Two American students involved in organizing the demonstration expressed how they felt Sciences Po’s process in dealing with sexual assault seemed “even worse” than American universities’ inadequate processes. “Sciences Po doesn’t do a good enough job of informing [foreign students] what to do if sexual harassment needs to be reported. If you search it up, there are some resources available. But, they’re in French so you have to get a general idea through Google Translate, which isn’t sufficient. It shouldn’t be our responsibility to find these resources. It’s Sciences Po’s responsibility. We come here with the expectation that they’re going to protect us because that’s what all universities do. Or at least should do,” they said. 


To help solve these problems, five of the campus’s feminist associations released a list of steps they would like the school to take. These are separated into four categories: “Better support for victims,” “Better protection for victims,” “Better training for Sciences Po staff” and “Better prevention of sexual and gender-based violence.” 


The first two include demands such as an introduction of a systematic attendance waiver for victims, legal support provided by Sciences Po at the victim’s request, financial support from Sciences Po to help contribute to costs of legal counsel and/or psychological resources and strict respect for the confidentiality of cases. The latter consist of demands for compulsory training on sexist and sexual violence approved by campus feminist associations, systematic dismissal of staff members who committed VSS violations and  compulsory face-to-face training as part of the SGBV module at the beginning of every year. 

In response to this demonstration and “discussions over the past months with representatives of the student community,” Sciences Po sent a mass email to students claiming they will create “a working group” that “will meet as of Monday, November 13 to work together on the priorities that have been identified.” The statement noted that Sciences Po “once again express[es] [their] strong and unequivocal commitment to combating sexual and gender-based violence (SGBV), as well as [their] dedication to working collectively on the reinforcement and continual improvement of the systems in place at Sciences Po.” 

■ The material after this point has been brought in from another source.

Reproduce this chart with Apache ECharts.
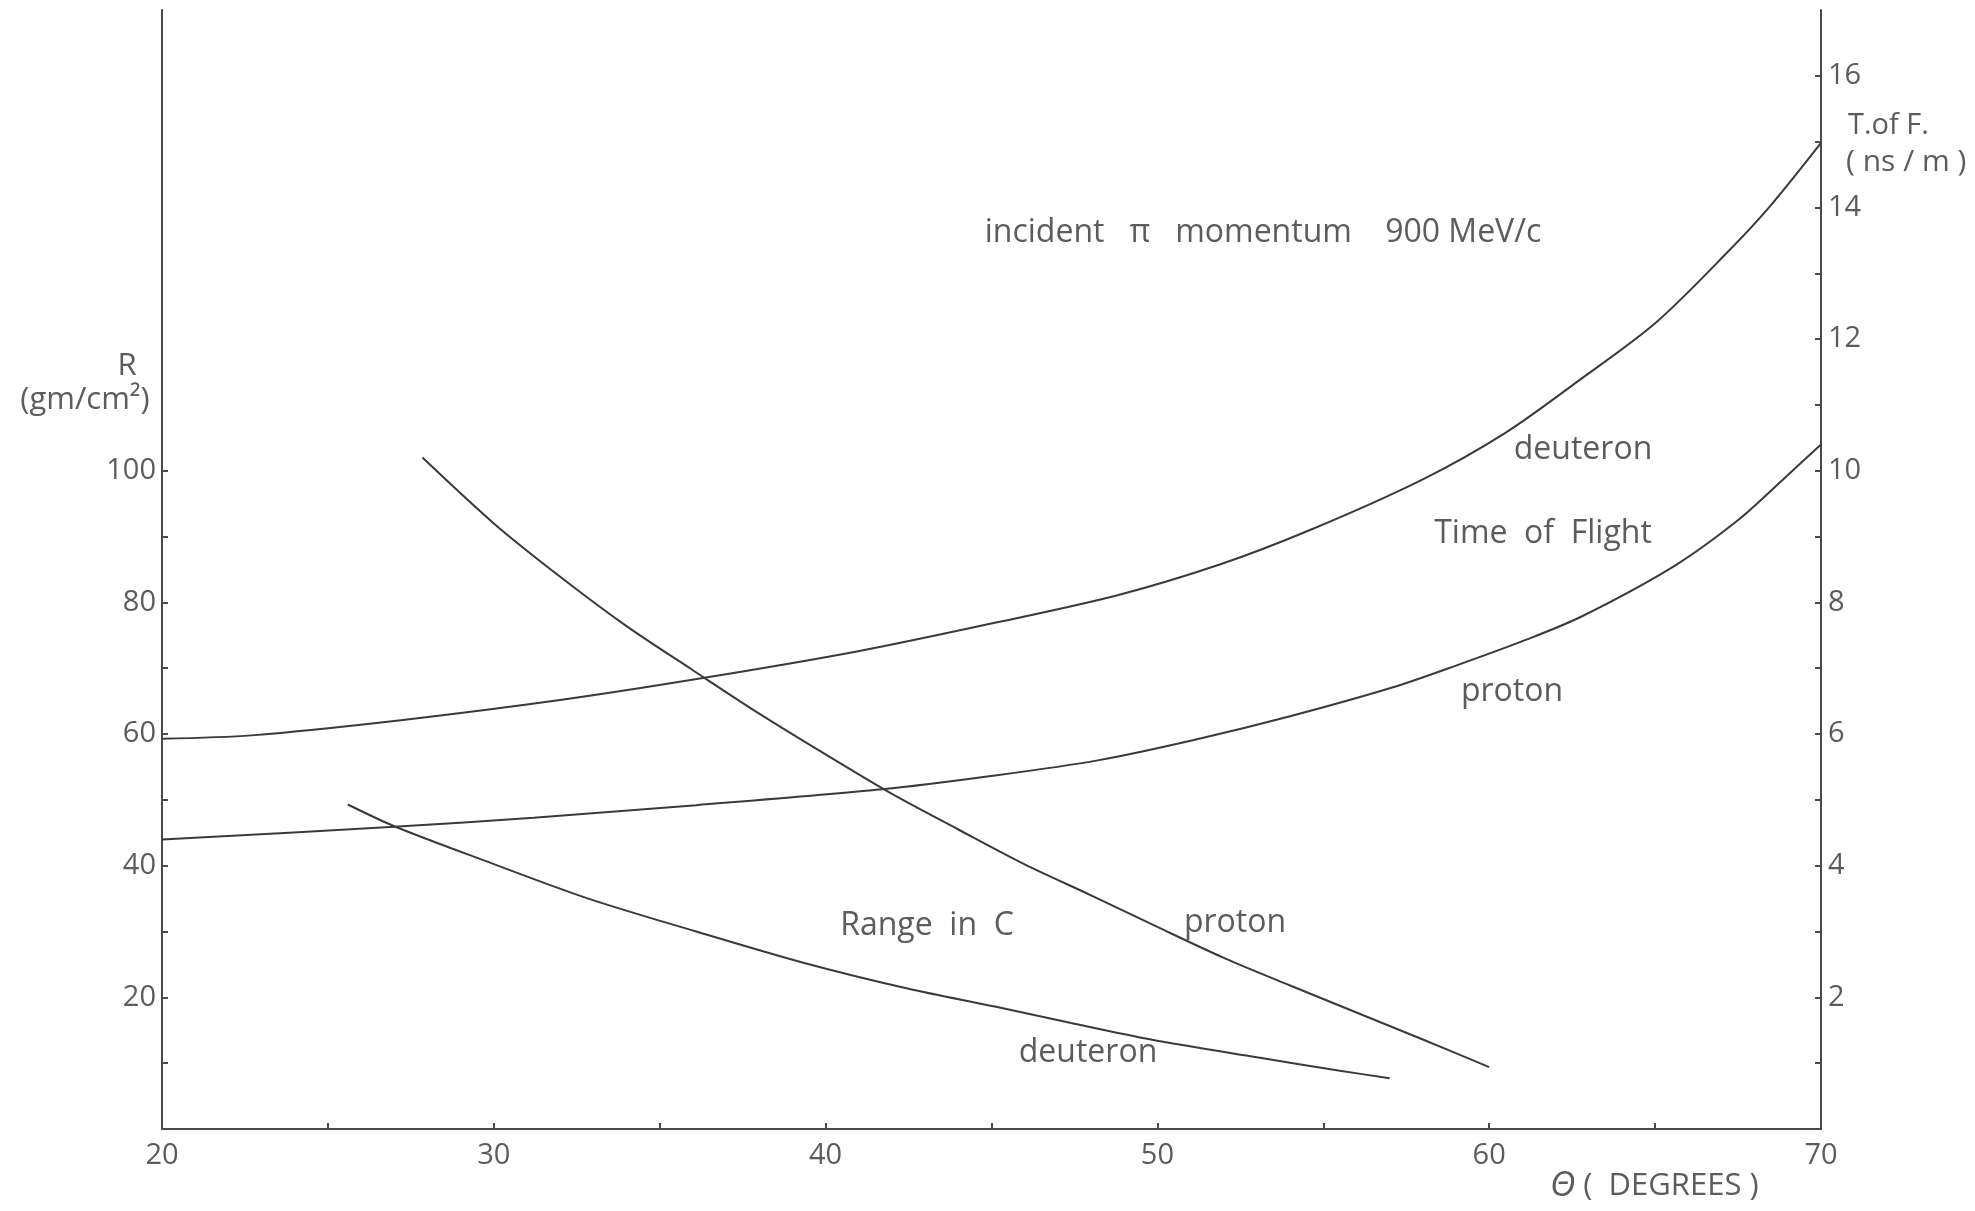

However, the Reimois student organisers have alleged that the administration, while claiming to be open to cooperation, was “very critical of the language of our communication and of the Parisian blocage.” They additionally asserted that they were asked by the administration to take down their petition, which at time of writing has accrued over 1200 signatures by Sciences Po students.


In defiance of the administration the organisations have decided that they will keep promoting their petition promoting their grievances and propositions for change. However, they will also meet with the administration and participate in the “Working group” that has been set up in Paris in response to the protests.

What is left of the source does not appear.